Source code of charts:
^^^^^^^^^^^^^^^^

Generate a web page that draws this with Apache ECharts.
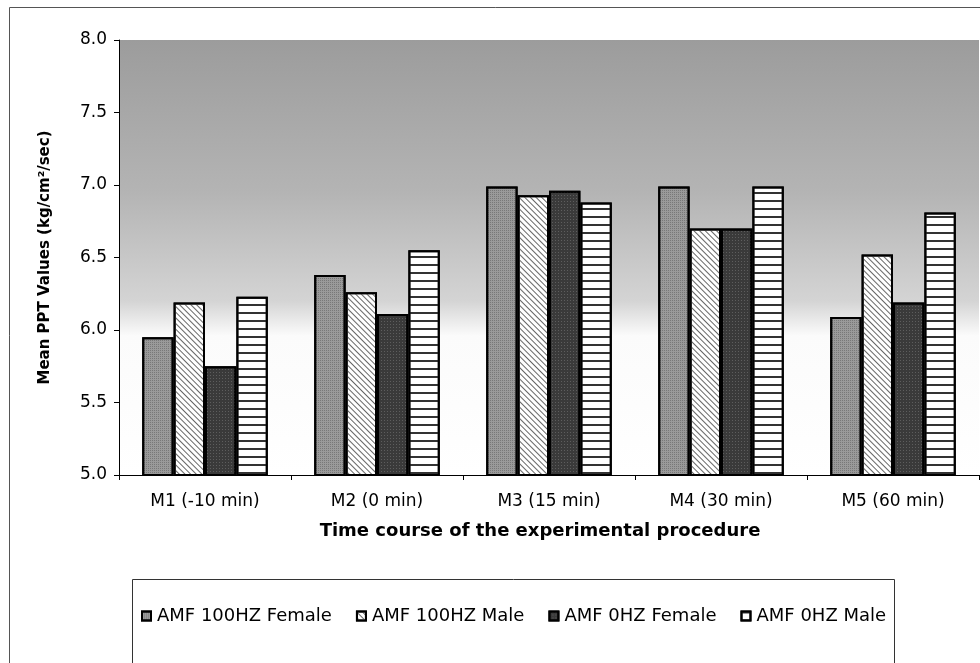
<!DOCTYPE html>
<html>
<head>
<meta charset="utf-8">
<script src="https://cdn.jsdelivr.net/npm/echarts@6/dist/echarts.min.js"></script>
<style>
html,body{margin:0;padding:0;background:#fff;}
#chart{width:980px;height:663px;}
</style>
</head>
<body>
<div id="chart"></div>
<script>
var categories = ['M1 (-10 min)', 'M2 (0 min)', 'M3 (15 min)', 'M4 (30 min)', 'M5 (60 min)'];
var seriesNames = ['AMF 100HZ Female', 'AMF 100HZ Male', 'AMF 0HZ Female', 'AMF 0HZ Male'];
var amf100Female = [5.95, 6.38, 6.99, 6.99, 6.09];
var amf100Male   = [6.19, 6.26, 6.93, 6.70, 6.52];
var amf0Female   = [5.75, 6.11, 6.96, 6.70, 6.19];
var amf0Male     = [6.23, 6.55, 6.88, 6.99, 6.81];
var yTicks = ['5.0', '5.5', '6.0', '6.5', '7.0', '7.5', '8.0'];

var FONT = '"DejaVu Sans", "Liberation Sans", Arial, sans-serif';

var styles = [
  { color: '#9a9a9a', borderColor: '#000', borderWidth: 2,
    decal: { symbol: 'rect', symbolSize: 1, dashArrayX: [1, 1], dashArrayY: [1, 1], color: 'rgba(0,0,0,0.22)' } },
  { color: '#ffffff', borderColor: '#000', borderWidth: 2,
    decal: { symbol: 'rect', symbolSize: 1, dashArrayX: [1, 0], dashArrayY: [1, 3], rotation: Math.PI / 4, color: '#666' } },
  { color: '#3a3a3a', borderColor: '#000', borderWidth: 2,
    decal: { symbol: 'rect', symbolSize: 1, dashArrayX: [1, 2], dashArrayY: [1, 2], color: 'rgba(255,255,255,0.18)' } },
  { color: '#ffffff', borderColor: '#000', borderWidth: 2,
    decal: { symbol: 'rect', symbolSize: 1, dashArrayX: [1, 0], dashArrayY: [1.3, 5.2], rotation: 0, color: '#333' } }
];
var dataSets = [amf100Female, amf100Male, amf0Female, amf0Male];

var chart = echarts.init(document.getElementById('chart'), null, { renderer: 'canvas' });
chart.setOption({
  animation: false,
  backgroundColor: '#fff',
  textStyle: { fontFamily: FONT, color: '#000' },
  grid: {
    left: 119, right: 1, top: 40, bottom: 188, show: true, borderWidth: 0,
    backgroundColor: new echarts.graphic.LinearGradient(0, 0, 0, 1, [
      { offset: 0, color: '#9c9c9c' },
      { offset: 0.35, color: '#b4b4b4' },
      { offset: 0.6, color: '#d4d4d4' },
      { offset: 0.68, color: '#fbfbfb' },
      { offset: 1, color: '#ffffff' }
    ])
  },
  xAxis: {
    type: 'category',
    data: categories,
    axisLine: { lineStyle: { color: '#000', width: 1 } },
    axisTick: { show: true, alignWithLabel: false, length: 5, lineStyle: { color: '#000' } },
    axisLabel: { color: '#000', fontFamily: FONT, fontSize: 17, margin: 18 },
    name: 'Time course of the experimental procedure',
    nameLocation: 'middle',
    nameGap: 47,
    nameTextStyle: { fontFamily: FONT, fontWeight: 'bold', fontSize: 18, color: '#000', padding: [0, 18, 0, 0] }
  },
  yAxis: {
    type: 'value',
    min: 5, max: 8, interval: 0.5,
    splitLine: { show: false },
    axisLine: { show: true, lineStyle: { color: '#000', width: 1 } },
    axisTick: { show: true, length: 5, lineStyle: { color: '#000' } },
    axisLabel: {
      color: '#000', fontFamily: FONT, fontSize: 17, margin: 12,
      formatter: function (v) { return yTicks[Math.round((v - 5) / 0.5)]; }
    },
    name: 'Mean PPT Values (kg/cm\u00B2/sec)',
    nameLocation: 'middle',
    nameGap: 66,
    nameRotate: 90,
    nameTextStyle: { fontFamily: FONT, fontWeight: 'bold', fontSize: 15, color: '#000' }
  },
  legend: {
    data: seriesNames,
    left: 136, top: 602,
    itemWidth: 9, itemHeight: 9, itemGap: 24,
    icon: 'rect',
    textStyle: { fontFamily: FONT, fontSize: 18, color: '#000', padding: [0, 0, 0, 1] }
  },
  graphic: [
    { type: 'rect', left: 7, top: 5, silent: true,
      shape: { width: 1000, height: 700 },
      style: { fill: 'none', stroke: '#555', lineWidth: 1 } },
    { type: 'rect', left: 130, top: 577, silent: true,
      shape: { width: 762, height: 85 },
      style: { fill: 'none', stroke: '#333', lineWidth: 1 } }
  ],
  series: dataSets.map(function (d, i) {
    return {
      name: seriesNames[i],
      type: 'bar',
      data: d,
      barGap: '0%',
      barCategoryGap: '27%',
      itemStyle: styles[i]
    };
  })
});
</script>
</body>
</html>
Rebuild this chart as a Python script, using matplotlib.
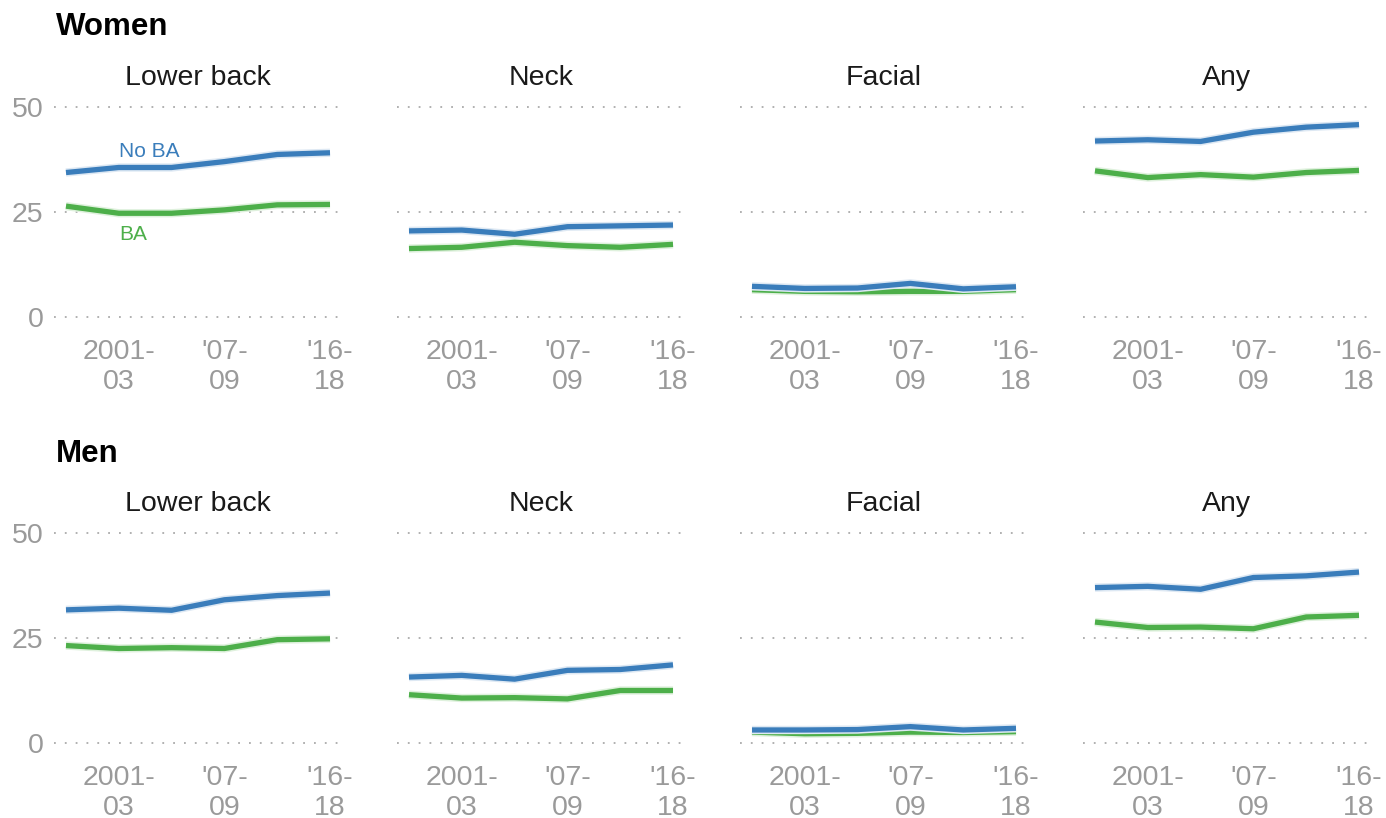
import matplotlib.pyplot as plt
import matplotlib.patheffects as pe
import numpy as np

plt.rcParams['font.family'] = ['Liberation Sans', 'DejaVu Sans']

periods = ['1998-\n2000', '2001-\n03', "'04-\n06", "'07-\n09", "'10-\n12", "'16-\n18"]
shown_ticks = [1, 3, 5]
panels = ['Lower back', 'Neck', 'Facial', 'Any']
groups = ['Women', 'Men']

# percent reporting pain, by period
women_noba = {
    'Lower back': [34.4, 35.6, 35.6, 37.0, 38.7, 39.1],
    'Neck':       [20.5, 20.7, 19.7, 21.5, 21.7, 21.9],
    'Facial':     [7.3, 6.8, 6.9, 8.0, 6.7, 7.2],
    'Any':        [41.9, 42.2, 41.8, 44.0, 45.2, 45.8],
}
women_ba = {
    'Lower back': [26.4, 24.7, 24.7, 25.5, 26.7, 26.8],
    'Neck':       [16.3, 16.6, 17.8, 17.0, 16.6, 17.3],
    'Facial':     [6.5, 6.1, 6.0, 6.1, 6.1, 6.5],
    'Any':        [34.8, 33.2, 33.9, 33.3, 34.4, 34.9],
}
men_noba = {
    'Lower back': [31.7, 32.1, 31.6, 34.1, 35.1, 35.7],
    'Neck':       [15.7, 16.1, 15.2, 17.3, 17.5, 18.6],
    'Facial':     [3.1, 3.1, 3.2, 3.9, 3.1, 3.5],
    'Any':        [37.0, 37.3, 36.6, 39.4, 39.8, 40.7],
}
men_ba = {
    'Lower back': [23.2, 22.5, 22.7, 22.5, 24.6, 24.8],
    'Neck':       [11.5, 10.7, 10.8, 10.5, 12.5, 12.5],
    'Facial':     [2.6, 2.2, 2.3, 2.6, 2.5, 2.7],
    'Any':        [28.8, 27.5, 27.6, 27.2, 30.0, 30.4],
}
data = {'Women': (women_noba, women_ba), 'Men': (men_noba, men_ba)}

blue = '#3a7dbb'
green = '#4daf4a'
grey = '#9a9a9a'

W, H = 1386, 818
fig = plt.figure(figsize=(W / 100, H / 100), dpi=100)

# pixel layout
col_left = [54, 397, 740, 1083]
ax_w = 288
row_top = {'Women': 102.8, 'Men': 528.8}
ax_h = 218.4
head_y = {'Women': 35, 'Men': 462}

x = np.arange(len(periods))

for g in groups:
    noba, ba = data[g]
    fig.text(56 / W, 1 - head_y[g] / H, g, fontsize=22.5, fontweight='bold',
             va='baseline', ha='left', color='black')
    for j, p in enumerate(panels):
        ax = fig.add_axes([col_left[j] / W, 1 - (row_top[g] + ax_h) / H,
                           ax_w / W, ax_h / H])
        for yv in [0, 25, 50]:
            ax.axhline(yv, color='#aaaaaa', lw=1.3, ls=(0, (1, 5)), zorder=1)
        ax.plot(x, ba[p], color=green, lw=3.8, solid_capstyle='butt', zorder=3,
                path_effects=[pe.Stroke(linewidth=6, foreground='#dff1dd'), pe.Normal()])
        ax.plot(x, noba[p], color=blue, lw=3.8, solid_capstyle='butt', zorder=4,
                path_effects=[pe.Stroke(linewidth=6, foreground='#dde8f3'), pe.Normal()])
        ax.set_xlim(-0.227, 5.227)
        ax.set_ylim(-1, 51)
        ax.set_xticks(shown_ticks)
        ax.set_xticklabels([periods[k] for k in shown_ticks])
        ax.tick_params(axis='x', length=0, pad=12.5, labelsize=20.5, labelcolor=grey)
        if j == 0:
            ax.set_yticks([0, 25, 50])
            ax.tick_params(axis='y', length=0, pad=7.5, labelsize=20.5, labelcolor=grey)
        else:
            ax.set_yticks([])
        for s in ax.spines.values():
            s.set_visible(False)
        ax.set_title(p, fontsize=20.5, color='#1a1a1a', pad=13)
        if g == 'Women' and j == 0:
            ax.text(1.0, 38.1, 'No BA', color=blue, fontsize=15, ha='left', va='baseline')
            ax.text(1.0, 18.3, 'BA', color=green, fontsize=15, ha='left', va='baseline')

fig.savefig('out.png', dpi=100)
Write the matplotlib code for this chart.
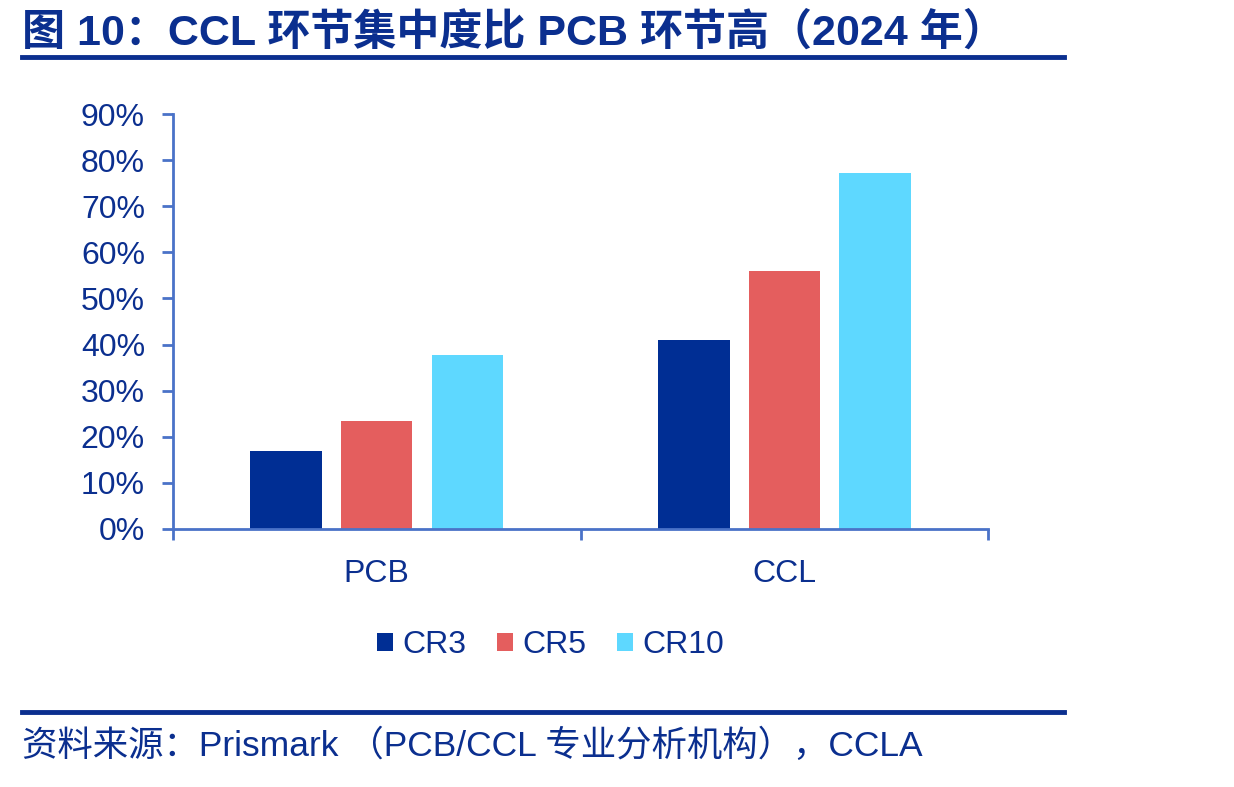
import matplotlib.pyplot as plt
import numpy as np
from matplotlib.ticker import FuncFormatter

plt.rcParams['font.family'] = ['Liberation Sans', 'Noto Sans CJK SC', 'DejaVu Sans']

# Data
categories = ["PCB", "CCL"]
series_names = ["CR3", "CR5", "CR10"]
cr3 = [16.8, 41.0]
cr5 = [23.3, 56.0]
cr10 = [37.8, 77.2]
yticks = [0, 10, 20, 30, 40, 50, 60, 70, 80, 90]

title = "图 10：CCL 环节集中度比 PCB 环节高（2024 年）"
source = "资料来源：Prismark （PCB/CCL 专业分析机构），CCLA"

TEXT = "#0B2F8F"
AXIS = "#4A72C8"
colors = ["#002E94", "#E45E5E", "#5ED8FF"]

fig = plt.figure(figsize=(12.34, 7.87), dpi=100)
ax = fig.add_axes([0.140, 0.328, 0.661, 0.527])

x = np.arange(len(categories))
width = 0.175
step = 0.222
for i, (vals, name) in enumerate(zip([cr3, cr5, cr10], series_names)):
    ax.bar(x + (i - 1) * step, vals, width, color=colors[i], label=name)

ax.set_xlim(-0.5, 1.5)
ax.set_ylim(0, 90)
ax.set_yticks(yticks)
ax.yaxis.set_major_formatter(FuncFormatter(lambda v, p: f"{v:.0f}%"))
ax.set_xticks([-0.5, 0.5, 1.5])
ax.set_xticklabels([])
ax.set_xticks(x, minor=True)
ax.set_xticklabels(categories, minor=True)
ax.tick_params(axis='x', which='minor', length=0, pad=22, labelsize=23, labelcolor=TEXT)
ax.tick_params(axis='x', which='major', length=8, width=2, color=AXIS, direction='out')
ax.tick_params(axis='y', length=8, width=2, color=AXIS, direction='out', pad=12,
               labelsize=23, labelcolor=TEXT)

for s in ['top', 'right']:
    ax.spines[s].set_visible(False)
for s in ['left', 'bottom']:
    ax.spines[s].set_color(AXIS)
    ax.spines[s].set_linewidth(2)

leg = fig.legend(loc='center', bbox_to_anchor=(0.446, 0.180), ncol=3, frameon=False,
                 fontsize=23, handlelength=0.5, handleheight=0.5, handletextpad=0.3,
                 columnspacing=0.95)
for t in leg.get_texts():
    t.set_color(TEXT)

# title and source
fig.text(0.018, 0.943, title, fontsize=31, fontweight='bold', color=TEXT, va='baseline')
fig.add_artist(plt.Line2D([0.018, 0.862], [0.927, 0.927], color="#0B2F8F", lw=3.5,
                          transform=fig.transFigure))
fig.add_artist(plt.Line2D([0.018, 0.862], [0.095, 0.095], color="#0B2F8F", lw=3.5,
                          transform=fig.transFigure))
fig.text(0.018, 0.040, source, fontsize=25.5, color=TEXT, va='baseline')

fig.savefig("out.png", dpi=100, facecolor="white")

^^^^^^^^^^^^^^^^

Do this:
Exactly reproduce the lines from the line holding "Rebuild this chart" through the line holding "groups = ['Women', 'Men']", and only those; pictures are to be left out.

Result of the exercise:
Rebuild this chart as a Python script, using matplotlib.
import matplotlib.pyplot as plt
import matplotlib.patheffects as pe
import numpy as np

plt.rcParams['font.family'] = ['Liberation Sans', 'DejaVu Sans']

periods = ['1998-\n2000', '2001-\n03', "'04-\n06", "'07-\n09", "'10-\n12", "'16-\n18"]
shown_ticks = [1, 3, 5]
panels = ['Lower back', 'Neck', 'Facial', 'Any']
groups = ['Women', 'Men']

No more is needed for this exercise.